Industrialists demand textile park for Amritsar
Say it will be in line with govt’s vision of 5Fs
Local businessmen associated with the textile industry have demanded that the Bhgwant Mann government in Punjab must renew its efforts to get a textile park allocated in this border district after the Union Government allocated seven mega textile parks to other states, ignoring Punjab.
Recently, Prime Minister Narendra Modi announced the setting up of seven PM MITRA (Mega Integrated Textile Region and Apparel) textile parks for states. The PM had announced the textile parks for Tamil Nadu, Telangana, Karnataka, Maharashtra, Gujarat, Madhya Pradesh and Uttar Pradesh.
About two months ago, Union Commerce and Textiles Minister Piyush Goyal announced that the AAP-led Punjab government had withdrawn the application for textile park citing unavailability of land.
Textile manufacturers said that it amounted to injustice to the state which once dominated the textile sector in this part of the country. With this, the entire effort of the industry department to arrange for 400 acres of land in Ramdas had been frittered away.
Deepak Khanna, president of the Textile Manufacturers Association (TMA), an 87-year-old organisation with over 80 manufacturers as its members, stated that the state accounted for 23 per cent of national cotton production which would be processed here. Had the state been allotted a PM MITRA mega textile park, it would have boosted the indigenous industries in line with 5F (Farm to fibre to factory to fashion to foreign) vision.
Naresh Johar, a senior citizen, said Amritsar has the units of all the three wings of textiles. These are spinning, weaving, dyeing and processing.

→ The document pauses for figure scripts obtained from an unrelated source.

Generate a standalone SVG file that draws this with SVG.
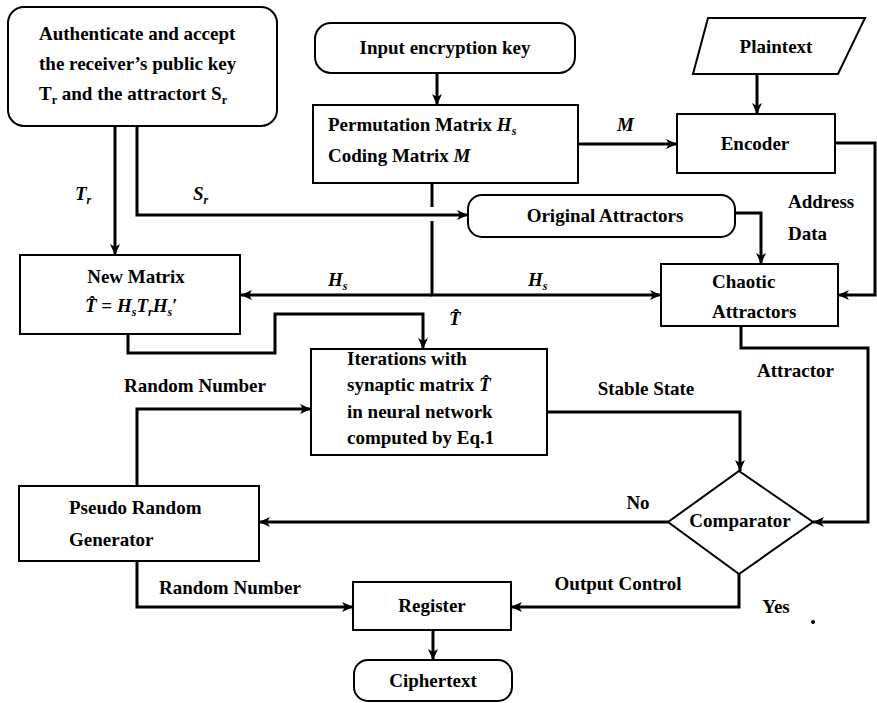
<svg xmlns="http://www.w3.org/2000/svg" width="877" height="703" viewBox="0 0 877 703">
<style>
text{font-family:"Liberation Serif","Times New Roman",serif;font-size:19px;font-weight:bold;fill:#000}
.c{text-anchor:middle}
.i{font-style:italic}
.sub{font-size:12px}
.box{fill:#fff;stroke:#000;stroke-width:2}
.con path{fill:none;stroke:#000;stroke-width:3}
.arr{marker-end:url(#ah)}
</style>
<defs>
<marker id="ah" markerUnits="userSpaceOnUse" markerWidth="12" markerHeight="10" refX="11" refY="5" orient="auto">
<path d="M0,0 L11,5 L0,10 L3,5 z" fill="#000"/>
</marker>
</defs>
<rect width="877" height="703" fill="#fff"/>
<g id="connectors" class="con">
<path class="arr" d="M437,73 V105"/>
<path class="arr" d="M757,74 V114"/>
<path class="arr" d="M578,144 H677"/>
<path class="arr" d="M115,126 V255"/>
<path class="arr" d="M137,126 V215 H468"/>
<path d="M432,183 V207"/>
<path class="arr" d="M432,221 V295 H661"/>
<path class="arr" d="M432,295 H241"/>
<path class="arr" d="M735,213 H761 V264"/>
<path class="arr" d="M835,143 H875 V295 H838"/>
<path class="arr" d="M128,334 V353 H275 V314 H423 V349"/>
<path class="arr" d="M741,326 V348 H868 V522 H813"/>
<path class="arr" d="M547,412 H740 V471"/>
<path class="arr" d="M668,522 H259"/>
<path class="arr" d="M137,486 V409 H311"/>
<path class="arr" d="M137,561 V607 H353"/>
<path class="arr" d="M739,574 V607 H511"/>
<path class="arr" d="M433,630 V660"/>
</g>
<g id="labels">
<text x="75" y="200" class="i">T<tspan class="sub" dy="4">r</tspan></text>
<text x="193" y="200" class="i">S<tspan class="sub" dy="4">r</tspan></text>
<text x="617" y="131" class="i">M</text>
<text x="788" y="208">Address</text>
<text x="788" y="240">Data</text>
<text x="328" y="286" class="i">H<tspan class="sub" dy="4">s</tspan></text>
<text x="528" y="286" class="i">H<tspan class="sub" dy="4">s</tspan></text>
<text x="449" y="325" class="i">T&#x302;</text>
<text x="195" y="392" class="c">Random Number</text>
<text x="646" y="395" class="c">Stable State</text>
<text x="757" y="377">Attractor</text>
<text x="638" y="509" class="c">No</text>
<text x="159" y="594">Random Number</text>
<text x="618" y="590" class="c">Output Control</text>
<text x="776" y="613" class="c">Yes</text>
<circle cx="813" cy="622" r="2" fill="#000"/>
</g>
<g id="auth">
<rect class="box" x="8" y="7" width="269" height="119" rx="16"/>
<text x="39" y="40">Authenticate and accept</text>
<text x="39" y="70">the receiver’s public key</text>
<text x="39" y="100">T<tspan class="sub" dy="4">r</tspan><tspan dy="-4"> and the attractort S</tspan><tspan class="sub" dy="4">r</tspan></text>
</g>
<g id="inputkey">
<rect class="box" x="315" y="23" width="260" height="50" rx="16"/>
<text x="445" y="54" class="c">Input encryption key</text>
</g>
<g id="permutation">
<rect class="box" x="313" y="105" width="265" height="78"/>
<text x="328" y="131">Permutation Matrix <tspan class="i">H</tspan><tspan class="sub i" dy="4">s</tspan></text>
<text x="328" y="162">Coding Matrix <tspan class="i">M</tspan></text>
</g>
<g id="plaintext">
<polygon class="box" points="708,18 865,18 838,74 693,74"/>
<text x="776" y="53" class="c">Plaintext</text>
</g>
<g id="encoder">
<rect class="box" x="677" y="114" width="158" height="59"/>
<text x="755" y="150" class="c">Encoder</text>
</g>
<g id="original">
<rect class="box" x="468" y="195" width="267" height="42" rx="14"/>
<text x="605" y="222" class="c">Original Attractors</text>
</g>
<g id="newmatrix">
<rect class="box" x="20" y="255" width="220" height="79"/>
<text x="136" y="283" class="c">New Matrix</text>
<text x="85" y="312"><tspan class="i">T&#x302;</tspan> = <tspan class="i">H</tspan><tspan class="sub i" dy="4">s</tspan><tspan class="i" dy="-4">T</tspan><tspan class="sub i" dy="4">r</tspan><tspan class="i" dy="-4">H</tspan><tspan class="sub i" dy="4">s</tspan><tspan dy="-4">′</tspan></text>
</g>
<g id="chaotic">
<rect class="box" x="661" y="264" width="177" height="62"/>
<text x="712" y="288">Chaotic</text>
<text x="712" y="318">Attractors</text>
</g>
<g id="iterations">
<rect class="box" x="311" y="349" width="236" height="106"/>
<text x="347" y="365">Iterations with</text>
<text x="347" y="391">synaptic matrix <tspan class="i">T&#x302;</tspan></text>
<text x="347" y="418">in neural network</text>
<text x="347" y="444">computed by Eq.1</text>
</g>
<g id="comparator">
<polygon class="box" points="739,471 813,522 739,574 668,522"/>
<text x="740" y="527" class="c">Comparator</text>
</g>
<g id="prg">
<rect class="box" x="19" y="486" width="240" height="75"/>
<text x="69" y="514">Pseudo Random</text>
<text x="69" y="546">Generator</text>
</g>
<g id="register">
<rect class="box" x="353" y="582" width="158" height="48"/>
<text x="432" y="612" class="c">Register</text>
</g>
<g id="ciphertext">
<rect class="box" x="354" y="660" width="158" height="41" rx="14"/>
<text x="433" y="687" class="c">Ciphertext</text>
</g>
</svg>
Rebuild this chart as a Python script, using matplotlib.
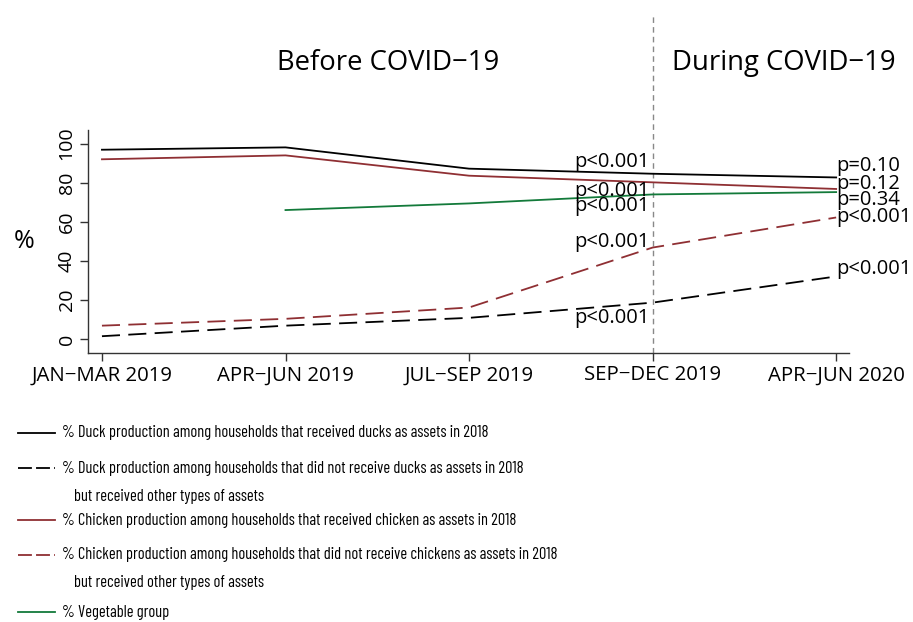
import matplotlib
matplotlib.use("Agg")
import matplotlib.pyplot as plt
from matplotlib.lines import Line2D
import numpy as np
import logging
logging.getLogger('matplotlib.font_manager').setLevel(logging.ERROR)

MAINFONT = ['Open Sans', 'DejaVu Sans']
plt.rcParams['font.family'] = MAINFONT
plt.rcParams['lines.scale_dashes'] = False

periods = ["JAN\u2212MAR 2019", "APR\u2212JUN 2019", "JUL\u2212SEP 2019", "SEP\u2212DEC 2019", "APR\u2212JUN 2020"]
duck_recv = [96.9, 98.1, 87.2, 84.6, 82.7]
duck_other = [1.4, 6.8, 10.8, 18.6, 32.0]
chick_recv = [92.0, 94.0, 83.6, 80.2, 76.8]
chick_other = [6.8, 10.3, 16.1, 46.8, 62.2]
veg = [np.nan, 66.0, 69.4, 74.0, 75.2]

p_mid = ["p<0.001", "p<0.001", "p<0.001", "p<0.001", "p<0.001"]
p_mid_y = [90.8, 75.9, 68.2, 49.7, 10.8]
p_end = ["p=0.10", "p=0.12", "p=0.34", "p<0.001", "p<0.001"]
p_end_y = [88.7, 79.5, 71.3, 62.6, 35.9]

legend_labels = [
    "% Duck production among households that received ducks as assets in 2018",
    "% Duck production among households that did not receive ducks as assets in 2018",
    "% Chicken production among households that received chicken as assets in 2018",
    "% Chicken production among households that did not receive chickens as assets in 2018",
    "% Vegetable group",
]
legend_second = "but received other types of assets"

BLACK = "#000000"
RED = "#8f2f33"
GREEN = "#137a3a"
DASH = (0, (13, 6))

W, H = 913, 622
fig = plt.figure(figsize=(W / 100, H / 100), dpi=100)
ax = fig.add_axes([88 / W, 1 - 353 / H, (849 - 88) / W, (353 - 130) / H])

x = np.arange(len(periods))
lw = 1.3
ax.plot(x, duck_recv, color=BLACK, lw=lw)
ax.plot(x, duck_other, color=BLACK, lw=lw, ls=DASH)
ax.plot(x, chick_recv, color=RED, lw=lw)
ax.plot(x, chick_other, color=RED, lw=lw, ls=DASH)
ax.plot(x, veg, color=GREEN, lw=lw)

ax.set_xlim(-0.076, 4.07)
ax.set_ylim(-7.2, 107)
ax.set_xticks(x)
ax.set_xticklabels(periods, fontsize=14.7)
ax.set_yticks([0, 20, 40, 60, 80, 100])
ax.set_yticklabels(["0", "20", "40", "60", "80", "100"], fontsize=14, rotation=90, va='center')
ax.tick_params(direction='out', length=6, width=1, color='#333333')
ax.tick_params(axis='x', pad=3)
ax.tick_params(axis='y', pad=3)
for s in ['top', 'right']:
    ax.spines[s].set_visible(False)
for s in ['left', 'bottom']:
    ax.spines[s].set_color('#333333')
    ax.spines[s].set_linewidth(1)
ax.set_ylabel("%", rotation=0, fontsize=18, labelpad=24, va='center')

# vertical COVID line
ax.axvline(3, ymin=0, ymax=(353 - 15) / (353 - 130), color='#888888', lw=1,
           ls=(0, (4, 3)), clip_on=False, zorder=0)

for t, yv in zip(p_mid, p_mid_y):
    ax.text(2.985, yv, t, ha='right', va='center', fontsize=14.5)
for t, yv in zip(p_end, p_end_y):
    ax.text(4.0, yv, t, ha='left', va='center', fontsize=14.5)

fig.text(388 / W, 1 - 63 / H, "Before COVID\u221219", ha='center', va='center', fontsize=19.8)
fig.text(784 / W, 1 - 63 / H, "During COVID\u221219", ha='center', va='center', fontsize=19.8)

# legend (manual)
styles = [(BLACK, '-'), (BLACK, DASH), (RED, '-'), (RED, DASH), (GREEN, '-')]
rows = [433, 468, 520, 555, 612]
lfont = ['Barlow Condensed', 'Roboto Condensed', 'DejaVu Sans']
LFS = 11.8
for (c, ls), yy, lab in zip(styles, rows, legend_labels):
    fig.add_artist(Line2D([18 / W, 55 / W], [1 - yy / H, 1 - yy / H], color=c, lw=lw,
                          ls=(0, (10, 3)) if ls != '-' else '-', transform=fig.transFigure))
    fig.text(62 / W, 1 - yy / H, lab, ha='left', va='center', fontsize=LFS,
             family=lfont, fontweight='normal')
for yy in [496, 582]:
    fig.text(74 / W, 1 - yy / H, legend_second, ha='left', va='center', fontsize=LFS,
             family=lfont, fontweight='normal')

fig.savefig("out.png", dpi=100)
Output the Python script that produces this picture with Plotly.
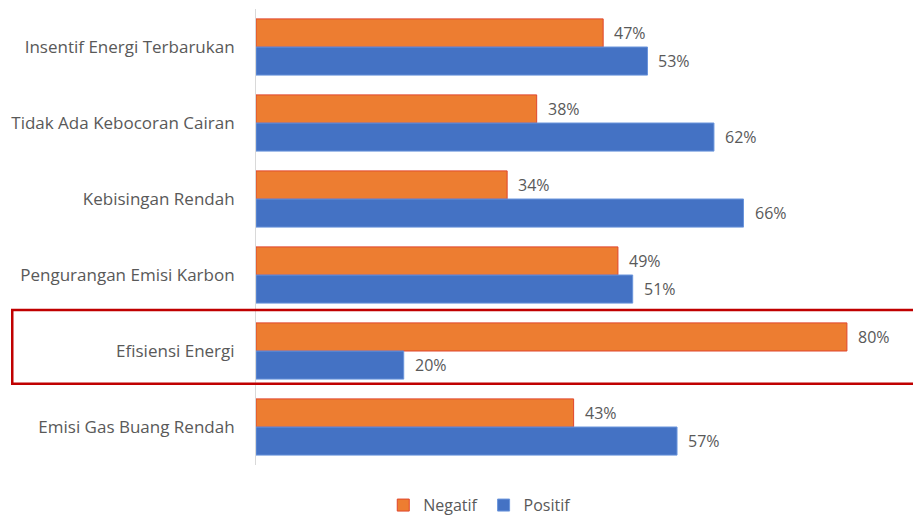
import plotly.graph_objects as go

categories = [
    "Insentif Energi Terbarukan",
    "Tidak Ada Kebocoran Cairan",
    "Kebisingan Rendah",
    "Pengurangan Emisi Karbon",
    "Efisiensi Energi",
    "Emisi Gas Buang Rendah",
]
negatif = [47, 38, 34, 49, 80, 43]
positif = [53, 62, 66, 51, 20, 57]
highlight = "Efisiensi Energi"

ORANGE = "#ED7D31"
BLUE = "#4472C4"
TEXT = "#595959"
FONT = "Open Sans"

fig = go.Figure()
fig.add_trace(go.Bar(
    y=categories, x=negatif, orientation="h", name="Negatif",
    marker=dict(color=ORANGE, line=dict(color="#E0452C", width=1)),
))
fig.add_trace(go.Bar(
    y=categories, x=positif, orientation="h", name="Positif",
    marker=dict(color=BLUE, line=dict(color="#6A95DC", width=1)),
))

# value labels just past the bar ends
for i, cat in enumerate(categories):
    for val, off in ((negatif[i], -0.19), (positif[i], 0.19)):
        fig.add_annotation(
            x=val, y=i + off, xref="x", yref="y", text=f"{val}%",
            showarrow=False, xanchor="left", xshift=9,
            font=dict(size=16, color=TEXT, family=FONT),
        )

# red box around the highlighted category
hi = categories.index(highlight)
fig.add_shape(
    type="rect", xref="paper", yref="y",
    x0=-0.375, x1=1.02, y0=hi - 0.54, y1=hi + 0.43,
    line=dict(color="#C00000", width=2.5), fillcolor="rgba(0,0,0,0)",
)

fig.update_layout(
    width=913, height=516,
    barmode="group", bargap=0.26, bargroupgap=0,
    paper_bgcolor="white", plot_bgcolor="white",
    margin=dict(l=256, r=7, t=9, b=51, autoexpand=False),
    font=dict(family=FONT, size=16, color=TEXT),
    showlegend=True,
    legend=dict(
        orientation="h", x=0.345, xanchor="center",
        yref="container", y=0.021, yanchor="middle",
        font=dict(size=16, color=TEXT), itemwidth=30, traceorder="normal",
    ),
    xaxis=dict(range=[0, 88], visible=False, showgrid=False, zeroline=False),
    yaxis=dict(
        categoryorder="array", categoryarray=categories, autorange="reversed",
        showline=True, linecolor="#D9D9D9", linewidth=1, ticks="",
        ticklabelstandoff=17, showgrid=False, tickfont=dict(size=17, color=TEXT),
    ),
)

fig.write_html(
    "out.html",
    config={"displayModeBar": False},
    post_script="document.body.style.margin='0';",
)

There used to be several textile machinery manufacturing units. Many of them carved out a name across the country like raising machine, rotary press, milling machine and hollow cup.
Geographically, Amritsar is situated close to Himachal Pradesh where sheep wool is procured.
The city has the Punjab Institute of Textile Technology to provide trained candidates in all streams of textiles.
What is needed is the government’s will to translate all these available resources into success. Already, lopsided policies and an indifferent approach has dealt a heavy blow to local textile units.
Dayalbagh Cotton Spinning Mill, Puttalighar, used to be a government undertaking, directly managed by the National Textile Corporation. The mill along with Dhariwal Woollen Mill was declared sick due to the failure of the government to modernise their machinery. Similarly, there were 163 processing units functional here in 2000. Only 33 have now survived.